I don't know what to make of the article. We're inundated with subtle, irrational appeals to consume crap already, and it's sort of alarming to have it seep through product marketing to political campaigning...to actual policy. But not really surprising.

Honest discussions about that sort of thing usually center around what is right for a state to enforce or not. I don't think (most) libertarians would disagree with liberals about one's right to piss on the floor.

K

hipparchia said...

setting aside theory and logical consistency for a moment, what i've noticed...

there are 2 kinds of people in the world, joiners and loners.

there are 2 kinds of joiners in the world, those who collude to exert power over the less powerful and those who band together to protect themselves from the power-hungry.

[yeah, that's an over-simplification]

the article is annoying on a couple of levels, starting with not-very-well-written and going on from there.

one of the problems i have with libertarians is how often they end up forming the first kind of group, the kind that ends up being predatory [though many of them start out with the aim of being predatory]. but slapping rulez on the predators is bad because it's an exercise of state power!

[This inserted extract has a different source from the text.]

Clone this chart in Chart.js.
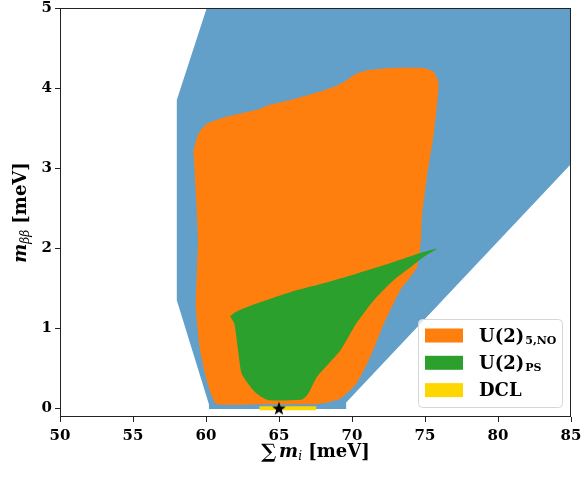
<!DOCTYPE html>
<html>
<head>
<meta charset="utf-8">
<script src="https://cdn.jsdelivr.net/npm/chart.js@4.4.1/dist/chart.umd.min.js"></script>
<style>body{margin:0;background:#fff}</style>
</head>
<body>
<canvas id="grafica" width="581" height="478"></canvas>
<script>
// ejes
const xTicks = [50, 55, 60, 65, 70, 75, 80, 85];
const yTicks = [0, 1, 2, 3, 4, 5];

// region permitida (azul)
const azulX = [60.05, 85, 85, 69.6, 69.6, 60.2, 60.2, 58.0, 58.0, 60.05];
const azulY = [5, 5, 3.05, 0.07, -0.01, -0.01, 0.05, 1.35, 3.85, 5];

// U(2)_5,NO (naranja)
const naranjaX = [59.14, 59.48, 60.05, 61.4, 63.5, 64.2, 65.76, 68.05, 69.2, 70.3, 71.0, 72.6, 74.9, 75.6, 75.93, 75.6, 75.13, 74.79, 74.72, 74.45, 73.3, 72.2, 71.25, 70.3, 69.2, 68.3, 67.5, 64.0, 60.74, 60.4, 60.05, 59.6, 59.3, 59.37, 59.45, 59.3, 59.14];
const naranjaY = [3.22, 3.43, 3.55, 3.64, 3.73, 3.78, 3.85, 3.97, 4.05, 4.18, 4.22, 4.25, 4.25, 4.2, 4.05, 3.43, 2.89, 2.39, 2.1, 1.76, 1.47, 1.06, 0.64, 0.31, 0.12, 0.07, 0.05, 0.05, 0.05, 0.15, 0.35, 0.72, 1.26, 1.68, 2.1, 2.7, 3.22];

// U(2)_PS (verde)
const verdeX = [61.65, 62.0, 63.5, 65.76, 68.05, 70.3, 72.6, 74.9, 75.8, 74.9, 74.2, 72.85, 71.5, 70.3, 69.2, 67.6, 67.0, 66.6, 64.3, 63.8, 63.25, 62.45, 62.2, 61.95, 61.65];
const verdeY = [1.15, 1.2, 1.31, 1.45, 1.56, 1.68, 1.81, 1.95, 1.99, 1.89, 1.79, 1.6, 1.35, 1.06, 0.72, 0.39, 0.18, 0.11, 0.1, 0.14, 0.22, 0.43, 0.72, 1.05, 1.15];

// DCL (amarillo) y punto
const dclX = [63.66, 67.55];
const dclY = [0, 0];
const puntoX = [65];
const puntoY = [0];

// leyenda
const leyendaTexto = ['U(2)', 'U(2)', 'DCL'];
const leyendaSub = ['5,NO', 'PS', ''];

const azul = '#62a0ca';
const naranja = '#ff7f0e';
const verde = '#2ca02c';
const oro = '#ffd700';
const leyendaColores = [naranja, verde, oro];

const pts = (xs, ys) => xs.map((x, i) => ({x: x, y: ys[i]}));

// estrella negra rellena
const estrella = document.createElement('canvas');
estrella.width = 16; estrella.height = 16;
const sc = estrella.getContext('2d');
sc.beginPath();
for (let k = 0; k < 10; k++) {
    const r = k % 2 ? 2.9 : 7.2;
    const ang = -Math.PI / 2 + k * Math.PI / 5;
    sc.lineTo(8 + r * Math.cos(ang), 8.6 + r * Math.sin(ang));
}
sc.closePath();
sc.fillStyle = '#000';
sc.fill();

const serif = '"DejaVu Serif", "DejaVu Sans", serif';

function piezas(ctx, lista, cx, base) {
    let total = 0;
    lista.forEach(p => { ctx.font = p.f; p.w = ctx.measureText(p.t).width; total += p.w; });
    let x = cx - total / 2;
    lista.forEach(p => { ctx.font = p.f; ctx.fillText(p.t, x, base + (p.dy || 0)); x += p.w; });
}

const marco = {
    id: 'marco',
    afterDraw(chart) {
        const ctx = chart.ctx, a = chart.chartArea;
        ctx.save();
        ctx.strokeStyle = '#222';
        ctx.lineWidth = 1;
        ctx.strokeRect(Math.round(a.left) + 0.5, Math.round(a.top) + 0.5, Math.round(a.right - a.left) - 1, Math.round(a.bottom - a.top) - 1);

        // titulos de ejes
        ctx.fillStyle = '#000';
        ctx.textBaseline = 'alphabetic';
        ctx.textAlign = 'left';
        piezas(ctx, [
            {t: '\u2211', f: 'bold 20px ' + serif, dy: 1},
            {t: ' ', f: 'bold 8px ' + serif},
            {t: 'm', f: 'bold italic 18px ' + serif},
            {t: 'i', f: 'italic 12px ' + serif, dy: 3},
            {t: ' [meV]', f: 'bold 18px ' + serif}
        ], (a.left + a.right) / 2, 457);

        ctx.save();
        ctx.translate(26, (a.top + a.bottom) / 2);
        ctx.rotate(-Math.PI / 2);
        piezas(ctx, [
            {t: 'm', f: 'bold italic 18px ' + serif},
            {t: '\u03b2\u03b2', f: 'italic 12px ' + serif, dy: 3},
            {t: ' [meV]', f: 'bold 18px ' + serif}
        ], 0, 0);
        ctx.restore();

        // leyenda
        const w = 144, h = 88;
        const x0 = Math.round(a.right - 9 - w), y0 = Math.round(a.bottom - 10 - h);
        ctx.beginPath();
        ctx.roundRect(x0 + 0.5, y0 + 0.5, w, h, 4);
        ctx.fillStyle = 'rgba(255,255,255,0.8)';
        ctx.fill();
        ctx.strokeStyle = '#d6d6d6';
        ctx.stroke();
        leyendaTexto.forEach((t, i) => {
            const cy = y0 + 16.5 + i * 27.3;
            ctx.fillStyle = leyendaColores[i];
            ctx.fillRect(x0 + 7, cy - 7, 38, 14);
            ctx.fillStyle = '#000';
            ctx.font = 'bold 18px ' + serif;
            ctx.fillText(t, x0 + 61, cy + 6);
            if (leyendaSub[i]) {
                const tw = ctx.measureText(t).width;
                ctx.font = 'bold 11px ' + serif;
                ctx.fillText(leyendaSub[i], x0 + 62 + tw, cy + 8.5);
            }
        });
        ctx.restore();
    }
};

new Chart(document.getElementById('grafica'), {
    type: 'line',
    data: {
        datasets: [
            {label: 'star', data: pts(puntoX, puntoY), showLine: false, pointStyle: estrella, pointRadius: 7, order: 0},
            {label: 'DCL', data: pts(dclX, dclY), borderColor: oro, borderWidth: 4, pointRadius: 0, fill: false, order: 1},
            {label: 'U(2)PS', data: pts(verdeX, verdeY), backgroundColor: verde, borderWidth: 0, pointRadius: 0, fill: 'shape', tension: 0.2, order: 2},
            {label: 'U(2)5,NO', data: pts(naranjaX, naranjaY), backgroundColor: naranja, borderWidth: 0, pointRadius: 0, fill: 'shape', tension: 0.2, order: 3},
            {label: 'allowed', data: pts(azulX, azulY), backgroundColor: azul, borderWidth: 0, pointRadius: 0, fill: 'shape', tension: 0, order: 4}
        ]
    },
    options: {
        responsive: false,
        animation: false,
        events: [],
        layout: {padding: {top: 7, right: 10, left: 0, bottom: 0}},
        plugins: {legend: {display: false}, tooltip: {enabled: false}},
        scales: {
            x: {
                type: 'linear', min: 50, max: 85,
                afterBuildTicks: s => { s.ticks = xTicks.map(v => ({value: v})); },
                afterFit: s => { s.height = 61; s.paddingLeft = 0; s.paddingRight = 0; },
                grid: {drawOnChartArea: false, drawTicks: true, tickLength: 5, color: '#222'},
                border: {display: false},
                ticks: {color: '#000', padding: 5, maxRotation: 0, font: {family: serif, weight: 'bold', size: 15}}
            },
            y: {
                type: 'linear', min: -0.11, max: 5,
                afterBuildTicks: s => { s.ticks = yTicks.map(v => ({value: v})); },
                afterFit: s => { s.width = 60; s.paddingTop = 0; s.paddingBottom = 0; },
                grid: {drawOnChartArea: false, drawTicks: true, tickLength: 5, color: '#222'},
                border: {display: false},
                ticks: {color: '#000', padding: 3, font: {family: serif, weight: 'bold', size: 15}}
            }
        }
    },
    plugins: [marco]
});
</script>
</body>
</html>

another problem i have with libertarians, and their 'paternalism' especially, is that while i advocate using them in place of punishment in dog training, incentives / inducements / enticements are all still coercion.

it may sound paradoxical [and i'm not up for trying to 'splain it better this late at night] but setting clear boundaries --- don't kill people, don't manipulate commodities markets, don't expose a captive roomful of people to the fumes from your drug addiction, etc --- allows far more freedom than does bribing with an offer they might feel unable to refuse, but would prefer to if they only had enough resources of their own.

Keifus said...

I was thinking about adding some comment how I guess it's better to be asked nicely, but...

I think I see where you're coming from. Sometimes I think that the difference between libertarianism and liberalism (at least any versions I'd care to defend) is the difference between theory and practice.